Sosa was an incredible player for his 18+ years of big league ball, albeit mostly limited to the offensive side by the time he was 30 (overall, he was -6.0 UZR/150 for his career in right field, just slightly below average). His .273/.344/.534 line is excellent, even when weighted by wOBA (.370) and adjusted for era, league, and ballpark context (124 wRC+).
But here’s my problem with saying Sosa is clearly a Hall of Famer: if you accept that the vast majority of Sosa’s value came from his bat, then it follows that, to be a Hall of Famer, he’d need to have been one of the most elite offensive players of his era. Right?
If we look at the years Sosa played, and construct a leaderboard at FanGraphs of all the players in that era, we can compare Sosa’s offensive performance against others in baseball.
During the years he played, Sosa’s 609 homers were second only to 697 from Barry Bonds during those same years. So that’s good. But, because other guys’ careers didn’t perfectly overlap Sosa’s, that doesn’t really tell us much, does it? So, we should probably focus on rate stats. And that’s where Sosa’s performance suffers, relatively speaking.

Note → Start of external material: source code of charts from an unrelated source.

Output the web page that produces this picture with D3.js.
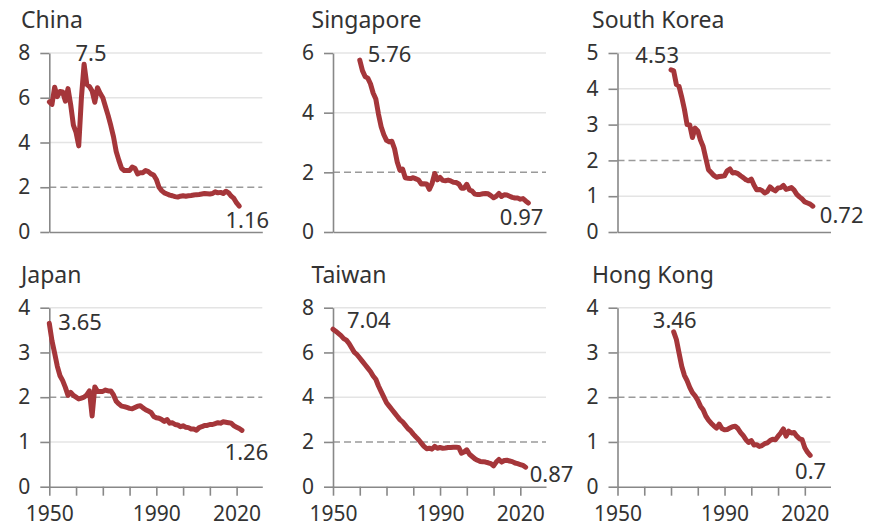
<!DOCTYPE html>
<html>
<head>
<meta charset="utf-8">
<script src="https://cdn.jsdelivr.net/npm/d3@7"></script>
<style>
  body { margin: 0; background: #fff; }
  svg text { font-family: "Noto Sans", sans-serif; fill: #333; }
  .tick text { font-size: 21px; }
  .title { font-size: 23px; }
  .val { font-size: 22px; }
</style>
</head>
<body>
<div id="grafik"></div>
<script>
// total fertility rate, one value per year from the start year
const china = [5.81, 5.70, 6.47, 6.05, 6.28, 6.26, 5.85, 6.41, 5.68, 4.78,
  4.45, 3.85, 6.0, 7.5, 6.6, 6.5, 6.3, 5.8, 6.45, 6.2,
  6.0, 5.6, 5.2, 4.75, 4.25, 3.6, 3.2, 2.85, 2.75, 2.75,
  2.75, 2.9, 2.85, 2.6, 2.65, 2.65, 2.75, 2.7, 2.6, 2.55,
  2.35, 2.0, 1.85, 1.75, 1.7, 1.65, 1.62, 1.58, 1.56, 1.6,
  1.62, 1.6, 1.62, 1.63, 1.65, 1.67, 1.68, 1.7, 1.72, 1.71,
  1.7, 1.72, 1.8, 1.75, 1.77, 1.72, 1.82, 1.75, 1.6, 1.5,
  1.3, 1.16];
const singapore = [5.76, 5.41, 5.21, 5.16, 4.97, 4.66, 4.46, 3.95, 3.53, 3.26,
  3.07, 3.02, 3.04, 2.79, 2.35, 2.07, 2.11, 1.82, 1.80, 1.79,
  1.82, 1.78, 1.74, 1.61, 1.62, 1.61, 1.43, 1.62, 1.96, 1.75,
  1.83, 1.73, 1.72, 1.74, 1.71, 1.67, 1.66, 1.61, 1.47, 1.47,
  1.60, 1.41, 1.37, 1.27, 1.26, 1.26, 1.28, 1.29, 1.28, 1.22,
  1.15, 1.20, 1.29, 1.19, 1.25, 1.24, 1.20, 1.16, 1.14, 1.14,
  1.10, 1.12, 1.04, 0.97];
const southKorea = [4.53, 4.50, 4.12, 4.07, 3.77, 3.43, 3.00, 2.99, 2.64, 2.90,
  2.82, 2.57, 2.39, 2.06, 1.74, 1.66, 1.58, 1.53, 1.55, 1.56,
  1.57, 1.71, 1.76, 1.65, 1.66, 1.63, 1.57, 1.52, 1.46, 1.43,
  1.48, 1.31, 1.18, 1.19, 1.16, 1.09, 1.13, 1.26, 1.19, 1.15,
  1.23, 1.24, 1.30, 1.19, 1.21, 1.24, 1.17, 1.05, 0.98, 0.92,
  0.84, 0.81, 0.78, 0.72];
const japan = [3.65, 3.26, 2.98, 2.69, 2.48, 2.37, 2.22, 2.04, 2.11, 2.04,
  2.00, 1.96, 1.98, 2.00, 2.05, 2.14, 1.58, 2.23, 2.13, 2.13,
  2.13, 2.16, 2.14, 2.14, 2.05, 1.91, 1.85, 1.80, 1.79, 1.77,
  1.75, 1.74, 1.77, 1.80, 1.81, 1.76, 1.72, 1.69, 1.66, 1.57,
  1.54, 1.53, 1.50, 1.46, 1.50, 1.42, 1.43, 1.39, 1.38, 1.34,
  1.36, 1.33, 1.32, 1.29, 1.29, 1.26, 1.32, 1.34, 1.37, 1.37,
  1.39, 1.39, 1.41, 1.43, 1.42, 1.45, 1.44, 1.43, 1.42, 1.36,
  1.33, 1.30, 1.26];
const taiwan = [7.04, 6.95, 6.85, 6.75, 6.62, 6.55, 6.4, 6.2, 6.0, 5.9,
  5.75, 5.6, 5.45, 5.3, 5.15, 4.95, 4.8, 4.5, 4.25, 4.0,
  3.75, 3.6, 3.45, 3.3, 3.15, 3.0, 2.9, 2.75, 2.6, 2.5,
  2.35, 2.22, 2.1, 1.95, 1.8, 1.7, 1.72, 1.68, 1.8, 1.72,
  1.75, 1.72, 1.73, 1.75, 1.75, 1.76, 1.76, 1.75, 1.5, 1.55,
  1.65, 1.45, 1.35, 1.25, 1.18, 1.13, 1.12, 1.1, 1.07, 1.03,
  0.93, 1.1, 1.22, 1.1, 1.17, 1.18, 1.15, 1.12, 1.06, 1.03,
  0.99, 0.95, 0.87];
const hongKong = [3.46, 3.29, 2.99, 2.69, 2.49, 2.37, 2.22, 2.10, 2.03,
  1.93, 1.80, 1.72, 1.58, 1.49, 1.42, 1.36, 1.31, 1.40, 1.30,
  1.27, 1.28, 1.31, 1.34, 1.35, 1.30, 1.21, 1.14, 1.05, 0.99,
  1.03, 0.93, 0.94, 0.90, 0.92, 0.96, 0.98, 1.03, 1.06, 1.05,
  1.13, 1.20, 1.29, 1.13, 1.24, 1.20, 1.21, 1.13, 1.07, 1.05,
  0.87, 0.77, 0.70];

const names = ["China", "Singapore", "South Korea", "Japan", "Taiwan", "Hong Kong"];
const series = [china, singapore, southKorea, japan, taiwan, hongKong];
const startYears = [1950, 1960, 1970, 1950, 1950, 1971];
const yMaxes = [8, 6, 5, 4, 8, 4];
const yTickSets = [[0, 2, 4, 6, 8], [0, 2, 4, 6], [0, 1, 2, 3, 4, 5],
  [0, 1, 2, 3, 4], [0, 2, 4, 6, 8], [0, 1, 2, 3, 4]];
const xTicks = [1950, 1960, 1970, 1980, 1990, 2000, 2010, 2020];
const xLabels = [1950, 1990, 2020];

// layout
const axisX = [49.3, 333, 617.5];
const titleX = [21, 311.5, 592];
const plotTop = [53, 307.7];
const plotH = 179, plotW = 213;
// label offsets: [anchor, dx, dy] for the peak label and the last label
const peakLab = [["middle", 7, -3], ["start", 8, 2], ["end", 8, -6.5],
  ["start", 9, 7], ["start", 14, -1], ["middle", 1, -4]];
const lastLab = [["middle", 8, 22], ["end", 15, 22], ["start", 7, 17],
  ["middle", 4.5, 30], ["start", 4, 15], ["end", 16, 23.5]];

const red = "#a5363a";

const svg = d3.select("#grafik").append("svg")
  .attr("width", 869).attr("height", 527);

const x = d3.scaleLinear().domain([1950, 2029.6]).range([0, plotW]);

series.forEach((vals, i) => {
  const col = i % 3, row = Math.floor(i / 3);
  const data = vals.map((v, k) => ({year: startYears[i] + k, value: v}));
  const y = d3.scaleLinear().domain([0, yMaxes[i]]).range([plotH, 0]);

  svg.append("text")
    .attr("class", "title")
    .attr("x", titleX[col])
    .attr("y", plotTop[row] - 25)
    .text(names[i]);

  const g = svg.append("g")
    .attr("transform", `translate(${axisX[col]},${plotTop[row]})`);

  // gridlines, dashed at replacement level 2
  g.selectAll("line.grid")
    .data(yTickSets[i].filter(t => t > 0))
    .join("line")
    .attr("class", "grid")
    .attr("x1", 0).attr("x2", plotW)
    .attr("y1", d => y(d)).attr("y2", d => y(d))
    .attr("stroke", d => d === 2 ? "#9a9a9a" : "#e4e4e4")
    .attr("stroke-width", 1.5)
    .attr("stroke-dasharray", d => d === 2 ? "7,4" : null);

  const xa = g.append("g")
    .attr("transform", `translate(0,${plotH})`)
    .attr("color", "#888")
    .call(d3.axisBottom(x)
      .tickValues(xTicks)
      .tickSize(row === 1 ? 9 : 0)
      .tickSizeOuter(0)
      .tickPadding(10)
      .tickFormat(d => row === 1 && xLabels.includes(d) ? d : ""));
  xa.selectAll("path, line").attr("stroke-width", 1.6);

  const ya = g.append("g")
    .attr("color", "#888")
    .call(d3.axisLeft(y)
      .tickValues(yTickSets[i])
      .tickSize(9)
      .tickSizeOuter(0)
      .tickPadding(10)
      .tickFormat(d3.format("d")));
  ya.selectAll("path, line").attr("stroke-width", 1.6);

  const line = d3.line()
    .x(d => x(d.year))
    .y(d => y(d.value));

  g.append("path")
    .datum(data)
    .attr("fill", "none")
    .attr("stroke", red)
    .attr("stroke-width", 5)
    .attr("stroke-linejoin", "round")
    .attr("stroke-linecap", "round")
    .attr("d", line);

  const peak = data.reduce((a, b) => b.value > a.value ? b : a);
  const last = data[data.length - 1];
  [[peak, peakLab[i]], [last, lastLab[i]]].forEach(([p, lab]) => {
    g.append("text")
      .attr("class", "val")
      .attr("text-anchor", lab[0])
      .attr("x", x(p.year) + lab[1])
      .attr("y", y(p.value) + lab[2])
      .text(String(p.value));
  });
});
</script>
</body>
</html>
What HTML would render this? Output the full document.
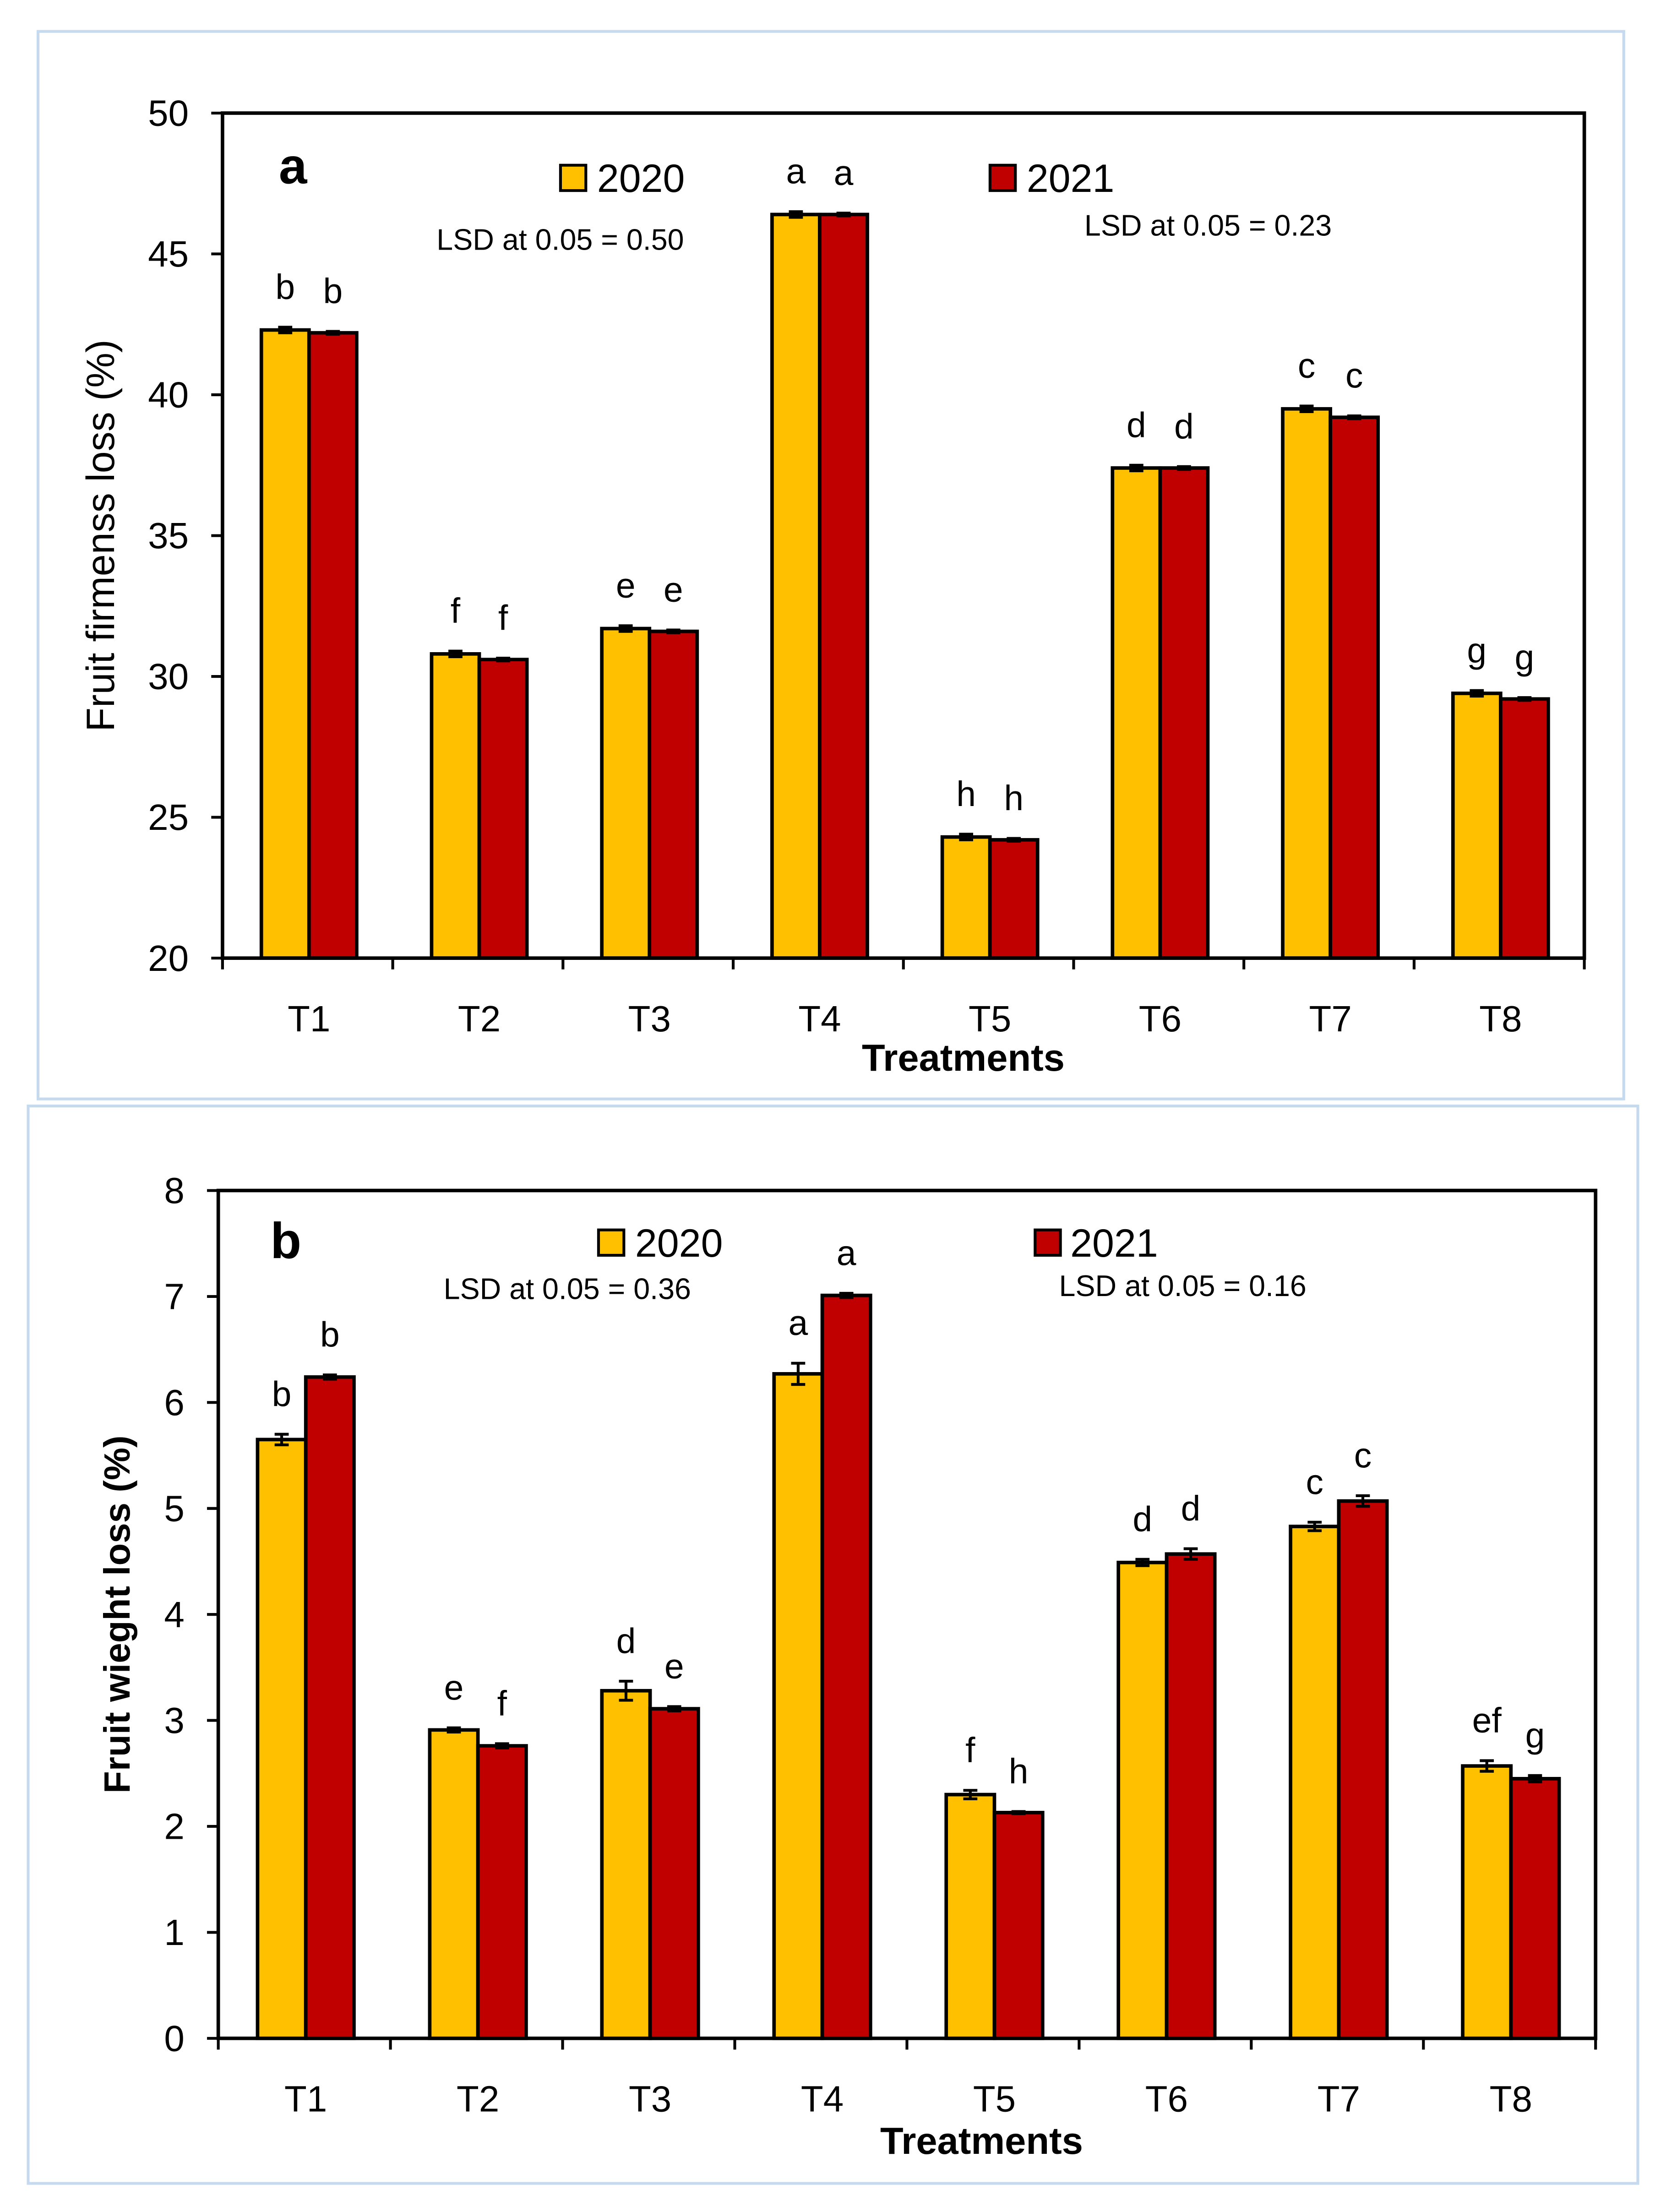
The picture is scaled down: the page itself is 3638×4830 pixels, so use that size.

During that 18-year stretch, among players with at least 6,000 plate appearances (so they were in there for at least 10 years, give or take), Sosa’s .370 wOBA is 37th, a spot behind Ryan Klesko. Sosa is eight spots behind his former teammate, Moises Alou. He’s 14 spots behind Ellis Burks and 15 spots behind Tim Salmon. Sosa is 29(!) spots behind Jason Giambi, whose wOBA only drops to .394 when you include Giambi’s post-Sosa’s-career struggles.*
By wRC+, the story is even worse, with Sosa falling to 40th, a spot behind Bobby Bonilla.
*(In case you were wondering, if we just look at all qualified players in baseball history for their entire career, Sosa’s .370 wOBA is tied for 333rd.)
And, even if we look at a cumulative valuation stat like WAR solely for the years Sosa played – which is completely unfair to the other players who may have had some additional time to accumulate WAR outside of Sosa’s 18-year window – he’s just 18th among position players, behind, among others, Kenny Lofton, Jim Edmonds, Edgar Martinez, and Andruw Jones.
And then you say, “But what about his peak?” Well, even if we pretend that the standards for Hall of Fame enshrinement should ignore a player’s lesser seasons at the front and back-end of his career, Sosa’s peak wasn’t as strong as you may have thought. If we take Sosa’s peak 10 years between 1993 and 2002, and set up the same kind of leaderboard (minimum 4500 plate appearances to get rid of outliers, and include guys who played at least 7 to 8 years in that 10-year stretch), his peak wOBA of .394 is just 19th, a spot behind Mo Vaughn. And he’s still behind Ellis Burks. (I’m starting to think folks should be pushing for Burks’ Hall of Fame candidacy. That guy was sneaky good!)
Sosa pops up to 15th by wRC+. But we just cherry-picked his best 10-year stretch. And, by the most useful, least noisy offensive statistic, he was only the 15th best offensive player during his best offensive stretch.
Anyway you slice it, if you believe Sammy Sosa’s Hall case rests on his offense – and it really does – then it’s hard to put together an argument that he was among the top players in his era without chopping down his “peak” to a mere three or four-year window. You just can’t do that when you’re talking about a Hall of Fame career.
To me, Sammy Sosa was a very, very good player in his era. A Hall of Famer? Not quite.
I still hope the Cubs bring him back into the fold, though.